Monday, May 14, 2012

Dreaming with Dali..

Salvador Dali (1904-1989) is one of the most interesting and recognized surrealist painters in the world. I have always been interested in Dali’s works because his paintings seem to associate with dreams or nightmares.  Subconscious and unconscious was the drive for Dali in his paintings, he wanted to paint images that were dreamlike into real life scenes.  Dali seemed in real life a character himself, dressed with a cape, holding a long walking cane and that weird mustache that was waxed and curled upwards on the ends.

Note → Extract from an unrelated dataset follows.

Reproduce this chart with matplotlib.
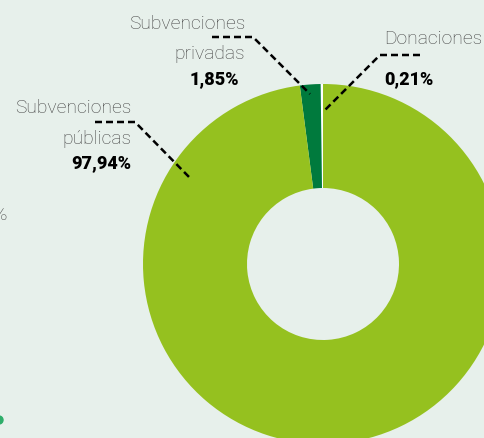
import matplotlib.pyplot as plt

# datos
categorias = ["Donaciones", "Subvenciones privadas", "Subvenciones públicas"]
valores = [0.21, 1.85, 97.94]
etiquetas = ["0,21%", "1,85%", "97,94%"]
colores = ["#ffffff", "#007a3d", "#95c11f"]

H = 439
fondo = "#e7f0eb"
gris = "#444444"
fuente = "Roboto"

def y(p):
    # de coordenada de pixel (desde arriba) a datos
    return H - p

fig = plt.figure(figsize=(4.84, 4.39), dpi=100, facecolor=fondo)
ax = fig.add_axes([0, 0, 1, 1])
ax.set_facecolor(fondo)

ax.pie(valores, colors=colores, startangle=90, counterclock=True,
       center=(323, y(265)), radius=180,
       wedgeprops=dict(width=104, edgecolor="none"))

ax.set_xlim(0, 484)
ax.set_ylim(0, H)
ax.set_aspect("equal")
ax.axis("off")

ls = dict(color="black", lw=1.8, dashes=(2.8, 1.6))
txt = dict(family=fuente, weight="light", color=gris, fontsize=13.9, va="center")
pct = dict(family=fuente, weight="heavy", color="black", fontsize=13, va="center")

# Subvenciones públicas
ax.text(131, y(108), "Subvenciones", ha="right", **txt)
ax.text(131, y(139), "públicas", ha="right", **txt)
ax.text(131, y(163), etiquetas[2], ha="right", **pct)
ax.plot([95, 135, 191], [y(123), y(123), y(180)], **ls)

# Subvenciones privadas
ax.text(245, y(24), "Subvenciones", ha="right", **txt)
ax.text(245, y(54), "privadas", ha="right", **txt)
ax.text(239, y(79), etiquetas[1], ha="right", **pct)
ax.plot([212, 253, 310], [y(38), y(38), y(95)], **ls)

# Donaciones
ax.text(482, y(39), "Donaciones", ha="right", **txt)
ax.text(384, y(79), etiquetas[0], ha="left", **pct)
ax.plot([420, 380, 323], [y(56), y(56), y(113)], **ls)

# restos del panel vecino
ax.text(7, y(215), "%", ha="right", **txt)
ax.add_patch(plt.Circle((-1, y(421)), 4, color="#2fae6a", clip_on=True))

fig.savefig("out.png", dpi=100, facecolor=fondo)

Throughout his career, he worked in the theatre creating set designs and costumes along with his paintings..1500 known to be painted. It is also said that in his later years, while he was sick he signed blank canvas therefore, some his paintings were forged or made as duplicates that were sold in the art world.  The painting “The Persistence of Memory” 1931. 24 cm × 33 cm (9.5 in × 13 in) held at Museum of Modern Art, New York City is one of the most recognized paintings of Dali. In college, I was told that this painting could be a self-portrait of Dali (the arm that looks like its melting-shows a mustache appearance) and of his concern with sexual impotence while getting older. Of course, Dali explains that this painting was about time and space with the watches and long range landscape in the back ground. However, he did use symbolism in his paintings, for instance the ants are sign of death or immense sexual desire, clocks are passing of time while sleeping-unconscious mind. Other images appear in his paintings, eggs-are hope and love, Snail-human head (inside human head as referred to Sigmund Freud), and locusts-waste and fear. I have to say, Dali was a unique character but his paintings show us a dream-like world in a real life appearance. I have always been interested in my dreams, but could never paint them out. My recent work have been based on emotion of the painting itself and I struggle with expressing my emotion/feeling within the painting—showing expression! Surrealist paintings are much deeper than that—subconscious and unconscious is the key. If you like surrealist painters, give me one favorite surrealist painter and why do you like that artist?  I will list some of mine, Man Ray, Frida Kahlo, Joan Miro, and Marcel Duchamp.
"I am painting pictures which make me die for joy, I am creating with an absolute naturalness, without the slightest aesthetic concern, I am making things that inspire me with a profound emotion and I am trying to paint them honestly." —Salvador Dalí, in Dawn Ades, Dalí and Surrealism.